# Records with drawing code
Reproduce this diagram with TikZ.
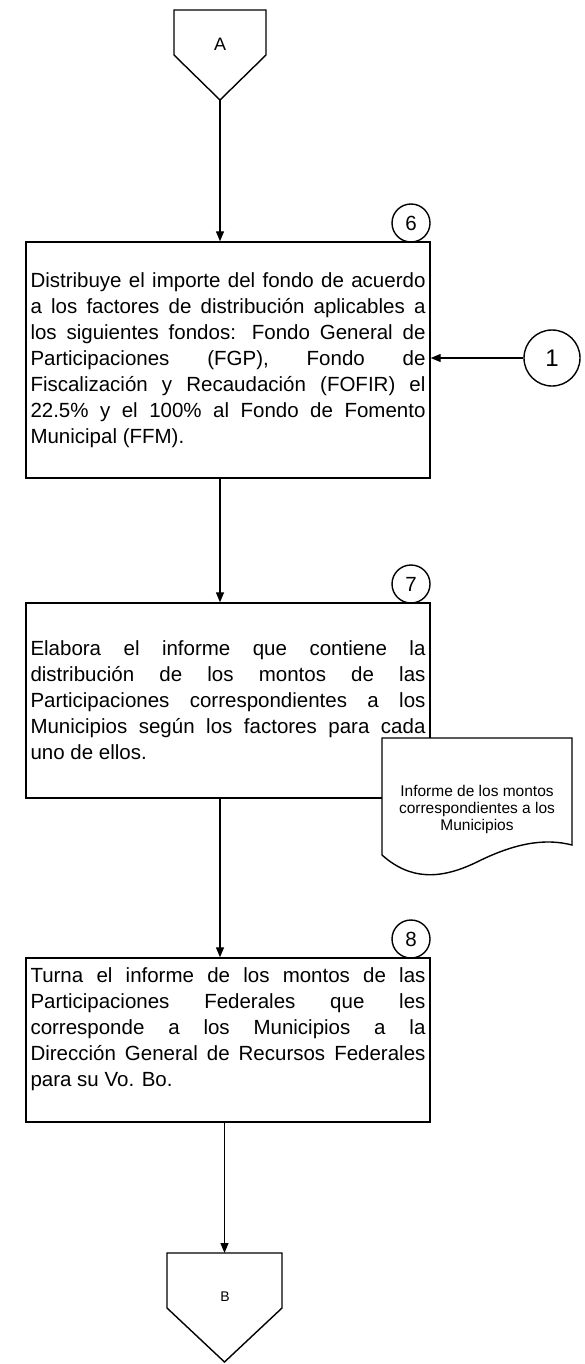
\documentclass[tikz,border=0pt]{standalone}
\usepackage{fontspec}
\setmainfont{Liberation Sans}
\usetikzlibrary{arrows.meta,positioning}
\newcommand\letracaja{\fontsize{20.5pt}{26pt}\selectfont\hyphenpenalty 10000 \tolerance 10000 }

\begin{document}
\begin{tikzpicture}[x=1pt,y=-1pt,
    caja/.style={draw, line width=1.4pt, text width=395pt, inner xsep=4.5pt, inner ysep=0pt,
      align=justify, font=\letracaja},
    paso/.style={draw, circle, line width=1.4pt, minimum size=38pt, inner sep=0pt,
      font=\fontsize{20.5pt}{24pt}\selectfont},
    flecha/.style={-{Triangle[length=10pt,width=8pt]}, line width=1.3pt},
    conector/.style={line width=1.4pt}]
  \useasboundingbox (0,0) rectangle (585,1364);
  % conector A
  \draw[conector] (174,10) -- (266,10) -- (266,55) -- (220,100) -- (174,55) -- cycle;
  \node[font=\fontsize{18pt}{20pt}\selectfont] (a) at (220,44) {A};
  \coordinate (a-punta) at (220,100);
  % paso 6
  \node[caja, minimum height=236pt] (p6) at (228,360) {Distribuye el importe del fondo de acuerdo\linebreak
    a los factores de distribución aplicables a\linebreak
    los siguientes fondos: Fondo General de\linebreak
    Participaciones (FGP), Fondo de\linebreak
    Fiscalización y Recaudación (FOFIR) el\linebreak
    22.5\% y el 100\% al Fondo de Fomento\linebreak
    Municipal (FFM).};
  \node[paso] (c6) at (411,223) {6};
  \draw[flecha] (a-punta) -- (a-punta |- p6.north);
  % conector 1
  \node[paso, minimum size=56pt, font=\fontsize{24pt}{26pt}\selectfont] (c1) at (552,358) {1};
  \draw[flecha] (c1.west) -- (c1.west -| p6.east);
  % paso 7
  \node[caja, minimum height=195pt] (p7) at (228,700.5) {Elabora el informe que contiene la\linebreak
    distribución de los montos de las\linebreak
    Participaciones correspondientes a los\linebreak
    Municipios según los factores para cada\linebreak
    uno de ellos.};
  \node[paso] (c7) at (411,584) {7};
  \draw[flecha] (p6.south -| a-punta) -- (p7.north -| a-punta);
  % documento
  \draw[conector, fill=white] (382,738) -- (572,738) -- (572,845)
    .. controls (545,838) and (515,843) .. (477,862)
    .. controls (440,880) and (410,880) .. (382,855) -- cycle;
  \node[align=center, font=\fontsize{15.5pt}{17pt}\selectfont] (doc) at (477,809)
    {Informe de los montos\\correspondientes a los\\Municipios};
  % paso 8
  \node[caja, minimum height=164pt] (p8) at (228,1040) {Turna el informe de los montos de las\linebreak
    Participaciones Federales que les\linebreak
    corresponde a los Municipios a la\linebreak
    Dirección General de Recursos Federales\linebreak
    para su Vo. Bo.\par\mbox{}};
  \node[paso] (c8) at (411,939) {8};
  \draw[flecha] (p7.south -| a-punta) -- (p8.north -| a-punta);
  % conector B
  \draw[conector] (167,1253) -- (282,1253) -- (282,1308) -- (224.5,1362) -- (167,1308) -- cycle;
  \node[font=\fontsize{14pt}{16pt}\selectfont] (b) at (225,1297) {B};
  \coordinate (b-tope) at (224.5,1253);
  \draw[flecha] (b-tope |- p8.south) -- (b-tope);
\end{tikzpicture}
\end{document}
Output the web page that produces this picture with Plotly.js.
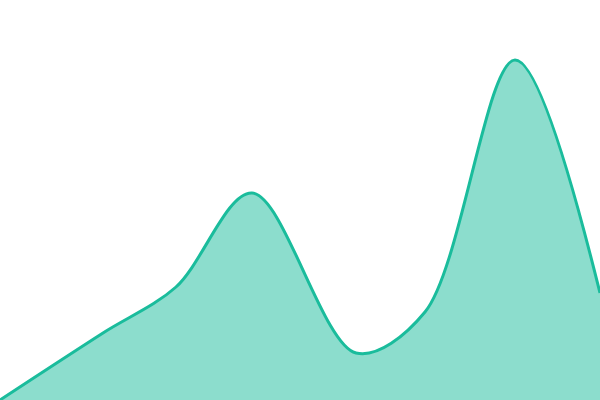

# Stated task
Print exactly the first line of the entries and every line after it through the one that contains "10000 \tolerance 10000", leaving the pictures out.

# Reply to the task
Reproduce this diagram with TikZ.
\documentclass[tikz,border=0pt]{standalone}
\usepackage{fontspec}
\setmainfont{Liberation Sans}
\usetikzlibrary{arrows.meta,positioning}
\newcommand\letracaja{\fontsize{20.5pt}{26pt}\selectfont\hyphenpenalty 10000 \tolerance 10000 }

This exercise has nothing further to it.